Oscar Wilde on English Renaissance Theater

from The Decay of Lying

Take the case of the English drama. At first in the hands of the monks dramatic art was abstract, decorative, and mythological. Then she enlisted life in her service, and using some of life's external forms, she created an entirely new race of beings, whose sorrows were more terrible than any sorrow man has ever felt, whose joys were keener than lover's joys, who had the rage of the Titans and the calm of the gods, who had monstrous and marvelous sins, monstrous and marvelous virtues.
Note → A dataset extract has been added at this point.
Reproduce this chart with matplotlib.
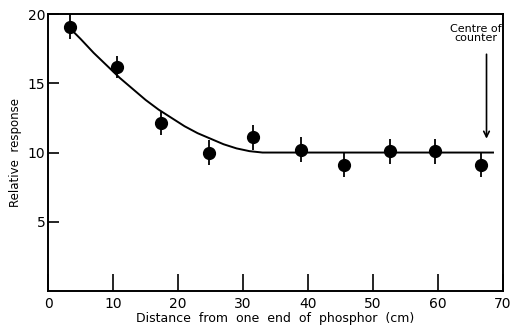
import matplotlib.pyplot as plt
import numpy as np

# measured points
dist = [3.3, 10.6, 17.4, 24.8, 31.5, 38.9, 45.6, 52.7, 59.5, 66.7]
resp = [19.1, 16.2, 12.1, 10.0, 11.1, 10.2, 9.1, 10.1, 10.1, 9.1]
err = [0.9, 0.8, 0.8, 0.9, 0.9, 0.9, 0.9, 0.9, 0.9, 0.9]

# fitted curve
curve_x = [3.3, 5, 7, 9, 11, 13, 15, 17, 19, 21, 23, 25, 27, 29, 31, 33, 36, 68.5]
curve_y = [19.0, 18.2, 17.2, 16.3, 15.4, 14.6, 13.8, 13.1, 12.5, 11.9, 11.4, 11.0, 10.6, 10.3, 10.1, 10.0, 10.0, 10.0]

plt.rcParams['font.family'] = ['DejaVu Sans']

fig = plt.figure(figsize=(5.13, 3.36), dpi=100)
ax = fig.add_axes([0.094, 0.134, 0.886, 0.824])

ax.plot(curve_x, curve_y, color='black', lw=1.4)
ax.errorbar(dist, resp, yerr=err, fmt='o', color='black', ms=8.5,
            elinewidth=1.3, capsize=0)

ax.annotate('', xy=(67.5, 10.8), xytext=(67.5, 17.3),
            arrowprops=dict(arrowstyle='->', color='black', lw=1.2))
ax.text(65.8, 19.3, 'Centre of\ncounter', ha='center', va='top',
        fontsize=8, linespacing=0.95)

ax.set_xlim(0, 70)
ax.set_ylim(0, 20)
ax.set_xticks([0, 10, 20, 30, 40, 50, 60, 70])
ax.set_yticks([5, 10, 15, 20])
ax.tick_params(axis='x', direction='in', length=12, width=1.2, labelsize=10, pad=4)
ax.tick_params(axis='y', direction='in', length=8, width=1.2, labelsize=10, pad=2)
for s in ax.spines.values():
    s.set_linewidth(1.4)

ax.set_xlabel('Distance  from  one  end  of  phosphor  (cm)', fontsize=9, labelpad=1)
ax.set_ylabel('Relative  response', fontsize=8.5, labelpad=4)

fig.savefig('out.png', dpi=100)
To them she gave a language different from that of actual use, a language full of resonant music and sweet rhythm, made stately by solemn cadence, or made delicate by fanciful rhyme, jeweled with wonderful words, and enriched with lofty diction. She clothed her children in strange raiment and gave them masks, and at her bidding the antique world rose from its marble tomb. A new Caesar stalked through the streets of risen Rome, and with purple sail and flute-led oars another Cleopatra passed up the river to Antioch. Old myth and legend and dream took shape and substance. History was entirely rewritten, and there was hardly one of the dramatists who did not recognize that the object of art is not simple truth but complex beauty. In this they were perfectly right. Art itself is really a form of exaggeration; and selection, which is the very spirit of art, is nothing more than an intensified mode of overemphasis.